-- Start Extracted entries --

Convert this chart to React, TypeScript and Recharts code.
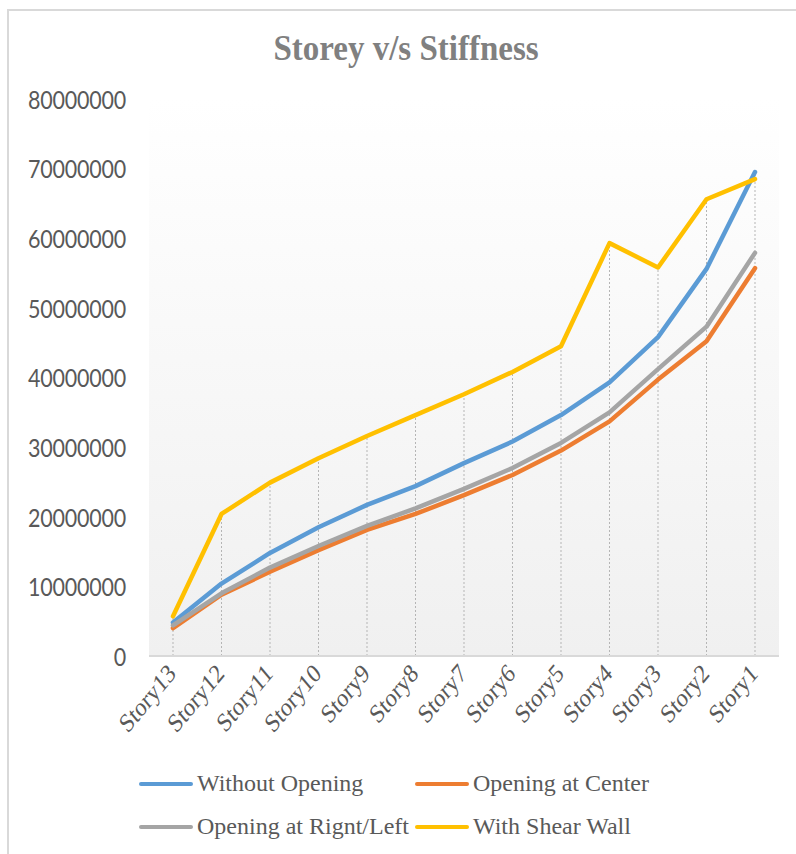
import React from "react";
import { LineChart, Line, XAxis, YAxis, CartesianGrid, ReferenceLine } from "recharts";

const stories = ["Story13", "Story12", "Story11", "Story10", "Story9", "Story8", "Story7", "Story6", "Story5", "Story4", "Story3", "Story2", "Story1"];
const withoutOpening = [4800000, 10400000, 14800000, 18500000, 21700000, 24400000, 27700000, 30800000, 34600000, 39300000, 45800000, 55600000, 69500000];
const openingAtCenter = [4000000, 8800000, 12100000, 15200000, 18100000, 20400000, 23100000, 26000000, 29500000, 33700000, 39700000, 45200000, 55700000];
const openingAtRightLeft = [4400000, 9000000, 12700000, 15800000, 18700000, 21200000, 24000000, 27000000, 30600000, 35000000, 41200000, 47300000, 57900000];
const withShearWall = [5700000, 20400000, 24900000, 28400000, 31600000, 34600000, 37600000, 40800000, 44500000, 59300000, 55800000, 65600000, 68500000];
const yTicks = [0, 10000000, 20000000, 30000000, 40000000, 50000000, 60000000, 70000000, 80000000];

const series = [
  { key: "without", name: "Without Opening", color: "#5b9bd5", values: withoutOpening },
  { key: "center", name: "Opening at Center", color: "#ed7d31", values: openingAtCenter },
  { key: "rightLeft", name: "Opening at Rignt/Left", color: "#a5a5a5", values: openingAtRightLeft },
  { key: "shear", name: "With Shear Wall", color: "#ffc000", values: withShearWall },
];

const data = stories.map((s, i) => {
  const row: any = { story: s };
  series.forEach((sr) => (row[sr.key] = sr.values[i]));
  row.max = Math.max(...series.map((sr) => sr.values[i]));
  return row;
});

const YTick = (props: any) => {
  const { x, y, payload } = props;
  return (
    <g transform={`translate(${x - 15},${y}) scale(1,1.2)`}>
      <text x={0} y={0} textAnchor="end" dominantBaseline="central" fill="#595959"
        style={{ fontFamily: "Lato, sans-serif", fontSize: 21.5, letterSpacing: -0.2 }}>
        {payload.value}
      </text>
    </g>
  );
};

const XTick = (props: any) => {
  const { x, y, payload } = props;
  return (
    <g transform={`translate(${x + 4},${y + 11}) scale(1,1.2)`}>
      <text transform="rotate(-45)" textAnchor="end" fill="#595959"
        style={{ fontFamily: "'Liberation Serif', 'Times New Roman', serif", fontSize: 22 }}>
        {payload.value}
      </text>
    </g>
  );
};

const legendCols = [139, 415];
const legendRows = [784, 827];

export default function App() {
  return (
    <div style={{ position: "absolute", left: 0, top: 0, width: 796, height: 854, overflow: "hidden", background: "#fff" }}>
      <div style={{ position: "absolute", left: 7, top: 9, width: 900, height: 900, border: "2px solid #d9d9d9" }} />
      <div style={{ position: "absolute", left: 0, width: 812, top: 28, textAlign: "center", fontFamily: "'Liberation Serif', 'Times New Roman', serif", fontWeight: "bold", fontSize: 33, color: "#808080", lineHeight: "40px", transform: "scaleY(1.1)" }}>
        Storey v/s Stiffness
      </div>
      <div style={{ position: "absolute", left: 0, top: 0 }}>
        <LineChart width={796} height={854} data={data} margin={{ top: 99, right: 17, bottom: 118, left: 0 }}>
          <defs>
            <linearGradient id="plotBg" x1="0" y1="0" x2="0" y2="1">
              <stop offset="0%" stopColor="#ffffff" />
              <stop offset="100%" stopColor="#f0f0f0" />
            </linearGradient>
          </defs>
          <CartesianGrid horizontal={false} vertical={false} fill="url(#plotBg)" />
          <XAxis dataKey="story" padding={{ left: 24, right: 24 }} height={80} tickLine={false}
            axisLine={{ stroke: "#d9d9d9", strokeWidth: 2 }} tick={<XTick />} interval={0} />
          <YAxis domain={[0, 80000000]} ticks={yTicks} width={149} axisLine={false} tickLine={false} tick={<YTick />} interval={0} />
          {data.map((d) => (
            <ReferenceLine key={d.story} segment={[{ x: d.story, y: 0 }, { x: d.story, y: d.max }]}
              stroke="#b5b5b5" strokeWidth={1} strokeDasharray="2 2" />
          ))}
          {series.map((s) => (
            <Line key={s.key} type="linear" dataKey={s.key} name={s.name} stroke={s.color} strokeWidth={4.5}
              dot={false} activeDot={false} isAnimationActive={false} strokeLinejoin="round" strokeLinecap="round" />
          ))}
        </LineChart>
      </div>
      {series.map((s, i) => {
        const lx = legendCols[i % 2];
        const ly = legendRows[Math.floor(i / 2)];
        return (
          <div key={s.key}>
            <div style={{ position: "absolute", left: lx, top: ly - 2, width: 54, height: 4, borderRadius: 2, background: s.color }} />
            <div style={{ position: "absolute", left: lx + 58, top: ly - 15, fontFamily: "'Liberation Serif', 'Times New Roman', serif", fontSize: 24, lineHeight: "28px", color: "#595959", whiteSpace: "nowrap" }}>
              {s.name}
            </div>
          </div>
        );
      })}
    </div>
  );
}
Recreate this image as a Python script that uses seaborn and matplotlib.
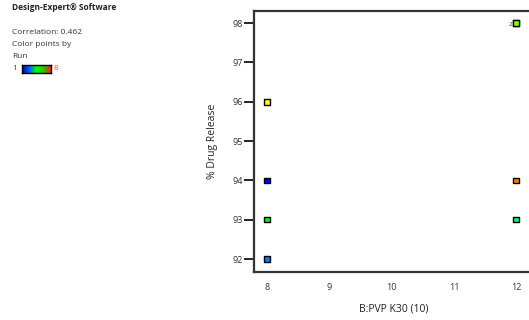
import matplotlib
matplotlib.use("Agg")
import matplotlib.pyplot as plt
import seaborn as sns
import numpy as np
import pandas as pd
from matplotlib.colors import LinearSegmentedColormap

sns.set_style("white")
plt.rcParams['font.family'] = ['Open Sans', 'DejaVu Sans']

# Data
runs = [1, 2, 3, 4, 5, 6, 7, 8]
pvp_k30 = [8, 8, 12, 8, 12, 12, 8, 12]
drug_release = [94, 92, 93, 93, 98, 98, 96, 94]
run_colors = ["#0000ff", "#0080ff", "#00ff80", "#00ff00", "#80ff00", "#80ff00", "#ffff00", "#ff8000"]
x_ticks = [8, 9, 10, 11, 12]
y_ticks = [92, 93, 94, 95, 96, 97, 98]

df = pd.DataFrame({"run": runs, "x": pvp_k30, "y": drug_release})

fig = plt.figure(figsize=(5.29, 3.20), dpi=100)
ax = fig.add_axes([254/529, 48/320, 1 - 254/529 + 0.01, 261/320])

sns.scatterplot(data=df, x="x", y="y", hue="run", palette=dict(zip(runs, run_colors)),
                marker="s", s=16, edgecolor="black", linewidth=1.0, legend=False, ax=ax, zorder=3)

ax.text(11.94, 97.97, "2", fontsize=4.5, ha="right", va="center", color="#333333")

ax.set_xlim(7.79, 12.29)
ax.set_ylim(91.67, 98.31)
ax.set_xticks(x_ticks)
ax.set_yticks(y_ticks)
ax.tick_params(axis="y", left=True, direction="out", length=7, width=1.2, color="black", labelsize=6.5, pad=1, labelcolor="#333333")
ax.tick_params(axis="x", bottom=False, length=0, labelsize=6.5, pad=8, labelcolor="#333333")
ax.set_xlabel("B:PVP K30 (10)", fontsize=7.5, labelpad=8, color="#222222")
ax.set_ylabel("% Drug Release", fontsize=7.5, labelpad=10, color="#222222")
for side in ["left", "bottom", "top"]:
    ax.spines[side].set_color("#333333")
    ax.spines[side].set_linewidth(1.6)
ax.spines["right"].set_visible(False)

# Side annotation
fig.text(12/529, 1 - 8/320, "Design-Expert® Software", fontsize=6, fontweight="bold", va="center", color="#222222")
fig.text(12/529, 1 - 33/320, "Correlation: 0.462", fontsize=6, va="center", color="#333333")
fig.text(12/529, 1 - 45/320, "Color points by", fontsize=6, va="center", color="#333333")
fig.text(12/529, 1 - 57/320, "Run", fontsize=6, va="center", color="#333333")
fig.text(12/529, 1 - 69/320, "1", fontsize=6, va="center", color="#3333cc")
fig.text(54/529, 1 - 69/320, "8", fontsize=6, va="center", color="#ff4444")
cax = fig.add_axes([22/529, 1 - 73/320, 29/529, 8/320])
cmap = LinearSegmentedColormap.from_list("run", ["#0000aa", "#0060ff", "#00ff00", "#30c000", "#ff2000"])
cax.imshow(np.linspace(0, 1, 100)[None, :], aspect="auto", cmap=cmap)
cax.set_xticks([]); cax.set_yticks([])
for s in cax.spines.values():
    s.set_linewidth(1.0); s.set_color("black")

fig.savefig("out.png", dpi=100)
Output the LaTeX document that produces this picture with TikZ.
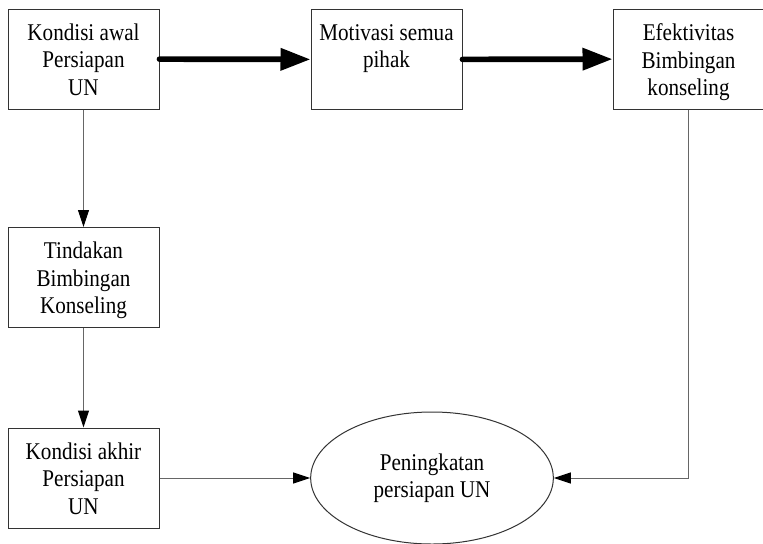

-- End Extracted entries --

## Required work:
Output nothing except the lines from the one containing "Recreate this image" through the one containing "ax = fig.add_axes([254/529, 48/320, 1", both kept, with the pictures removed.

## Solution:
Recreate this image as a Python script that uses seaborn and matplotlib.
import matplotlib
matplotlib.use("Agg")
import matplotlib.pyplot as plt
import seaborn as sns
import numpy as np
import pandas as pd
from matplotlib.colors import LinearSegmentedColormap

sns.set_style("white")
plt.rcParams['font.family'] = ['Open Sans', 'DejaVu Sans']

# Data
runs = [1, 2, 3, 4, 5, 6, 7, 8]
pvp_k30 = [8, 8, 12, 8, 12, 12, 8, 12]
drug_release = [94, 92, 93, 93, 98, 98, 96, 94]
run_colors = ["#0000ff", "#0080ff", "#00ff80", "#00ff00", "#80ff00", "#80ff00", "#ffff00", "#ff8000"]
x_ticks = [8, 9, 10, 11, 12]
y_ticks = [92, 93, 94, 95, 96, 97, 98]

df = pd.DataFrame({"run": runs, "x": pvp_k30, "y": drug_release})

fig = plt.figure(figsize=(5.29, 3.20), dpi=100)
ax = fig.add_axes([254/529, 48/320, 1 - 254/529 + 0.01, 261/320])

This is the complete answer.